- PROBLEM TO WORK ON
Write the lines out again, from the top of the material to the line containing "(0,0) rectangle (1102,415);", pictures excluded.

- INFORMATION SUPPLIED
--- --- ---

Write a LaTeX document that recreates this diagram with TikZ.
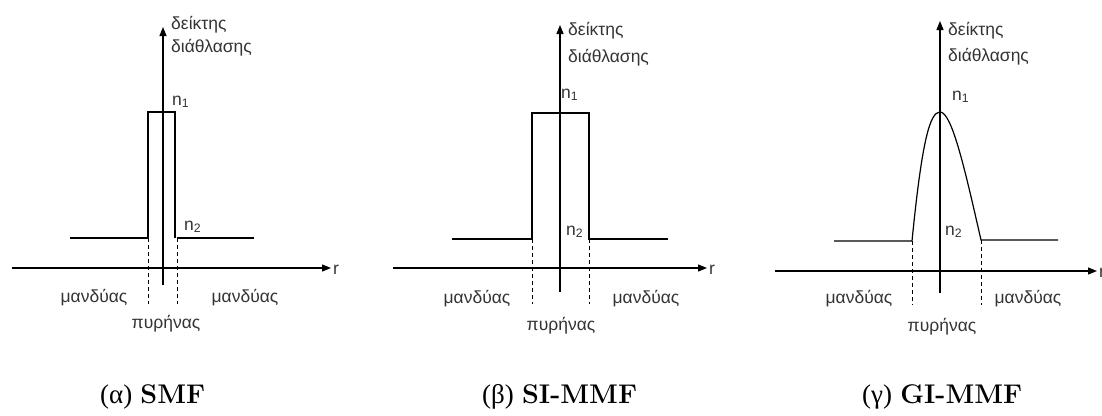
\documentclass[tikz,border=0pt]{standalone}
\usepackage{fontspec}
\newfontfamily\lab{Liberation Sans}
\newfontfamily\grk{Liberation Serif}
\usetikzlibrary{arrows.meta}
\begin{document}
\begin{tikzpicture}[x=1pt,y=-1pt,
  ln/.style={line width=1.2pt,black},
  axis/.style={line width=1.2pt,black,-{Triangle[length=9pt,width=7pt]}},
  dsh/.style={line width=1pt,black,dash pattern=on 4pt off 3pt},
  txt/.style={inner sep=0pt,anchor=base west,font=\lab\fontsize{17.5}{20}\selectfont,text=black!80},
  ctxt/.style={inner sep=0pt,anchor=base,font=\lab\fontsize{17.5}{20}\selectfont,text=black!80},
  captxt/.style={inner sep=0pt,anchor=base west,font=\fontsize{27}{30}\selectfont}]
\useasboundingbox (0,0) rectangle (1102,415);

% ---------- Panel alpha ----------
\coordinate (a-yb) at (163,285); \coordinate (a-yt) at (163,27);
\coordinate (a-xl) at (12,268);  \coordinate (a-xr) at (331,268);
\draw[axis] (a-yb) -- (a-yt);
\draw[axis] (a-xl) -- (a-xr);
\node[txt,anchor=west] (a-r) at (333,270) {r};
\coordinate (a-l0) at (70,238); \coordinate (a-l1) at (148,238);
\coordinate (a-t0) at (148,112); \coordinate (a-t1) at (175,112);
\coordinate (a-r1) at (175,238); \coordinate (a-r0) at (177,238); \coordinate (a-r2) at (254,238);
\draw[ln] (a-l0) -- (a-l1) -- (a-t0) -- (a-t1) -- (a-r1);
\draw[ln] (a-r0) -- (a-r2);
\coordinate (a-d0) at (148,304); \coordinate (a-d1) at (177,304);
\draw[dsh] (a-l1) -- (a-d0);
\draw[dsh] (a-r0) -- (a-d1);
\node[txt] (a-y1) at (171,29) {δείκτης};
\node[txt] (a-y2) at (171,52) {διάθλασης};
\node[txt] (a-n1) at (172,105) {n\textsubscript{1}};
\node[txt] (a-n2) at (184,230) {n\textsubscript{2}};
\node[ctxt] (a-m1) at (94,302) {μανδύας};
\node[ctxt] (a-m2) at (245,302) {μανδύας};
\node[ctxt] (a-p) at (166,328) {πυρήνας};
\node[captxt] (a-cap) at (100,403) {{\grk (α)} \textbf{SMF}};

% ---------- Panel beta ----------
\coordinate (b-yb) at (560,292); \coordinate (b-yt) at (560,25);
\coordinate (b-xl) at (393,268); \coordinate (b-xr) at (707,268);
\draw[axis] (b-yb) -- (b-yt);
\draw[axis] (b-xl) -- (b-xr);
\node[txt,anchor=west] (b-r) at (709,270) {r};
\coordinate (b-l0) at (452,239); \coordinate (b-l1) at (532,239);
\coordinate (b-t0) at (532,113); \coordinate (b-t1) at (589,113);
\coordinate (b-r1) at (589,239); \coordinate (b-r2) at (668,239);
\draw[ln] (b-l0) -- (b-l1) -- (b-t0) -- (b-t1) -- (b-r1) -- (b-r2);
\coordinate (b-d0) at (532,304); \coordinate (b-d1) at (589,304);
\draw[dsh] (b-l1) -- (b-d0);
\draw[dsh] (b-r1) -- (b-d1);
\node[txt] (b-y1) at (568,35) {δείκτης};
\node[txt] (b-y2) at (568,62) {διάθλασης};
\node[txt] (b-n1) at (561,98) {n\textsubscript{1}};
\node[txt] (b-n2) at (566,235) {n\textsubscript{2}};
\node[ctxt] (b-m1) at (477,303) {μανδύας};
\node[ctxt] (b-m2) at (646,303) {μανδύας};
\node[ctxt] (b-p) at (561,330) {πυρήνας};
\node[captxt] (b-cap) at (482,403) {{\grk (β)} \textbf{SI-MMF}};

% ---------- Panel gamma ----------
\coordinate (c-yb) at (940,293); \coordinate (c-yt) at (940,21);
\coordinate (c-xl) at (775,271); \coordinate (c-xr) at (1097,271);
\draw[axis] (c-yb) -- (c-yt);
\draw[axis] (c-xl) -- (c-xr);
\node[txt,anchor=west] (c-r) at (1099,273) {r};
\coordinate (c-l0) at (834,241); \coordinate (c-l1) at (912,241);
\coordinate (c-pk) at (940,112);
\coordinate (c-r1) at (981,240); \coordinate (c-r2) at (1058,240);
\draw[ln] (c-l0) -- (c-l1) .. controls (922,140) and (930,112) .. (c-pk)
  .. controls (952,112) and (965,170) .. (c-r1) -- (c-r2);
\coordinate (c-d0) at (912,305); \coordinate (c-d1) at (981,305);
\draw[dsh] (c-l1) -- (c-d0);
\draw[dsh] (c-r1) -- (c-d1);
\node[txt] (c-y1) at (948,35) {δείκτης};
\node[txt] (c-y2) at (948,61) {διάθλασης};
\node[txt] (c-n1) at (952,100) {n\textsubscript{1}};
\node[txt] (c-n2) at (945,235) {n\textsubscript{2}};
\node[ctxt] (c-m1) at (859,303) {μανδύας};
\node[ctxt] (c-m2) at (1028,303) {μανδύας};
\node[ctxt] (c-p) at (942,331) {πυρήνας};
\node[captxt] (c-cap) at (862,403) {{\grk (γ)} \textbf{GI-MMF}};
\end{tikzpicture}
\end{document}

--- --- ---

- FINISHED ANSWER
Write a LaTeX document that recreates this diagram with TikZ.
\documentclass[tikz,border=0pt]{standalone}
\usepackage{fontspec}
\newfontfamily\lab{Liberation Sans}
\newfontfamily\grk{Liberation Serif}
\usetikzlibrary{arrows.meta}
\begin{document}
\begin{tikzpicture}[x=1pt,y=-1pt,
  ln/.style={line width=1.2pt,black},
  axis/.style={line width=1.2pt,black,-{Triangle[length=9pt,width=7pt]}},
  dsh/.style={line width=1pt,black,dash pattern=on 4pt off 3pt},
  txt/.style={inner sep=0pt,anchor=base west,font=\lab\fontsize{17.5}{20}\selectfont,text=black!80},
  ctxt/.style={inner sep=0pt,anchor=base,font=\lab\fontsize{17.5}{20}\selectfont,text=black!80},
  captxt/.style={inner sep=0pt,anchor=base west,font=\fontsize{27}{30}\selectfont}]
\useasboundingbox (0,0) rectangle (1102,415);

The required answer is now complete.